The watch was a harder sell in many ways as it was initially totally dependant on the phone which many people had gotten into the habit of using to find out the time anyway - and telling the time was basically the most essential purpose of the watch. Even the marketing was not right at the beginning as they struggled to find an angle for it, pitching it as a high-fashion accessory before in time settling it on being a fitness orientated thing. But still there was compelling industrial design, decent and usable software (relative to competitors) and relentless iteration to hone the product.
So transpose this to the AVP. The industrial design is not right yet as it's too heavy but we know there will be relentless iteration that will improve the wearability of it - the ultimate aim is a glasses product after all. There's good software and distinct experiences that sets it aside from other AR/VR products and I have no doubt marketing will find the best position to take to best sell its worth to consumers.
The one thing that does separate the AVP from the watch and the iPod is of course price, but we can be sure there will be cheaper versions to come and gradually as they iterate, make the product more wearable for longer periods, provide more content and other reasons to use it and make it more affordable and thus more mass market, so we might eventually see what the ultimate end goal looks like.

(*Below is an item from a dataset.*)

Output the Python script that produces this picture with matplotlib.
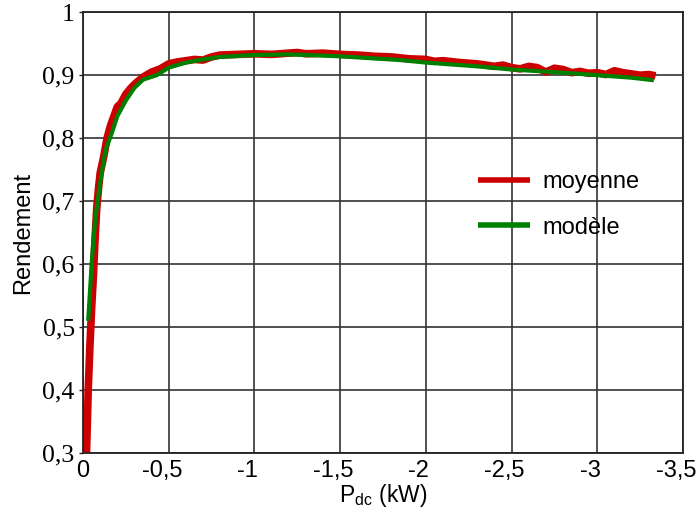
import matplotlib
matplotlib.use("Agg")
import matplotlib.pyplot as plt
from matplotlib.transforms import ScaledTranslation

# mean measured efficiency (red), Pdc in kW
moy_p = [0.02, 0.03, 0.04, 0.05, 0.06, 0.07, 0.08, 0.09, 0.10, 0.12, 0.14, 0.16,
         0.18, 0.20, 0.22, 0.25, 0.28, 0.31, 0.35, 0.40, 0.45, 0.50, 0.55, 0.60,
         0.65, 0.70, 0.75, 0.80, 0.90, 1.00, 1.10, 1.20, 1.25, 1.30, 1.40, 1.50,
         1.60, 1.70, 1.80, 1.90, 2.00, 2.05, 2.10, 2.20, 2.30, 2.40, 2.45, 2.50,
         2.55, 2.60, 2.65, 2.70, 2.75, 2.80, 2.85, 2.90, 2.95, 3.00, 3.05, 3.10,
         3.15, 3.20, 3.25, 3.30, 3.34]
moy_r = [0.300, 0.400, 0.470, 0.530, 0.580, 0.640, 0.690, 0.720, 0.745, 0.770, 0.800, 0.820,
         0.835, 0.850, 0.855, 0.870, 0.880, 0.888, 0.897, 0.905, 0.910, 0.918, 0.921, 0.923,
         0.925, 0.924, 0.929, 0.932, 0.933, 0.934, 0.933, 0.935, 0.936, 0.934, 0.935, 0.933,
         0.932, 0.930, 0.929, 0.926, 0.925, 0.922, 0.923, 0.920, 0.918, 0.914, 0.916, 0.912,
         0.910, 0.914, 0.912, 0.905, 0.911, 0.909, 0.904, 0.906, 0.903, 0.904, 0.901, 0.907,
         0.904, 0.902, 0.900, 0.901, 0.899]

# model (green)
mod_p = [0.03, 0.05, 0.07, 0.10, 0.13, 0.17, 0.20, 0.25, 0.30, 0.35, 0.43, 0.50,
         0.60, 0.70, 0.80, 1.00, 1.20, 1.50, 1.85, 2.00, 2.30, 2.50, 2.80, 3.00,
         3.20, 3.33]
mod_r = [0.510, 0.600, 0.670, 0.730, 0.780, 0.810, 0.835, 0.860, 0.880, 0.893, 0.900, 0.912,
         0.920, 0.925, 0.929, 0.932, 0.933, 0.930, 0.924, 0.920, 0.914, 0.909, 0.904, 0.900,
         0.896, 0.892]

x_ticks = [0, -0.5, -1, -1.5, -2, -2.5, -3, -3.5]
x_labels = ['0', '-0,5', '-1', '-1,5', '-2', '-2,5', '-3', '-3,5']
y_ticks = [0.3, 0.4, 0.5, 0.6, 0.7, 0.8, 0.9, 1.0]
y_labels = ['0,3', '0,4', '0,5', '0,6', '0,7', '0,8', '0,9', '1']

plt.rcParams['font.family'] = ['Liberation Sans', 'DejaVu Sans']

fig = plt.figure(figsize=(6.98, 5.08), dpi=100)
ax = fig.add_axes([0.119, 0.108, 0.8595, 0.868])

ax.plot([-p for p in moy_p], moy_r, color='#cc0000', lw=5.5, label='moyenne',
        solid_capstyle='butt')
ax.plot([-p for p in mod_p], mod_r, color='#008000', lw=3, label='modèle',
        solid_capstyle='butt')

ax.set_xlim(0, -3.5)
ax.set_ylim(0.3, 1.0)
ax.set_xticks(x_ticks)
ax.set_xticklabels([])
# tick labels drawn by hand: the minus sign hangs left of the number
xtr = ax.get_xaxis_transform()
for t, lab in zip(x_ticks, x_labels):
    dx = 0 if t == 0 else -0.07
    ax.text(t, 0, lab, fontsize=17, ha='center', va='top',
            transform=xtr + ScaledTranslation(dx, -0.065, fig.dpi_scale_trans))
ax.set_yticks(y_ticks)
ax.set_yticklabels(y_labels, fontsize=18.5, family='Liberation Serif')
ax.tick_params(axis='x', length=0)
ax.tick_params(axis='y', length=3, width=1, pad=3, color='#222222')
ax.grid(True, color='#333333', lw=1.2)
for s in ax.spines.values():
    s.set_color('#222222')
    s.set_linewidth(1.3)

ax.set_xlabel(r'P$_{\mathregular{dc}}$ (kW)', fontsize=16.5, labelpad=17)
ax.set_ylabel('Rendement', fontsize=17, labelpad=6)

leg = ax.legend(loc='upper left', bbox_to_anchor=(0.658, 0.639), frameon=False,
                fontsize=17, handlelength=2.2, handletextpad=0.55,
                labelspacing=0.98, borderpad=0, borderaxespad=0)
for h in leg.get_lines():
    h.set_linewidth(4)

fig.savefig('out.png', dpi=100)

Now that end result might still be too compromised for some, or not serve a useful purpose for others, or might still be too expensive for many - if that comes to pass then sure, you can label the whole project a flop. But this is a long road to go down before we get to any sort of realistic point when someone can state whether it's a success or a failure. To call it a failure so after just 6 months of commercial availability is crass and does not even start to take into account the technologies developed for the AVP that will filter down into other Apple products - much as F1 benefits car manufacturers as a technical R&D medium as much as simply a competitive sport.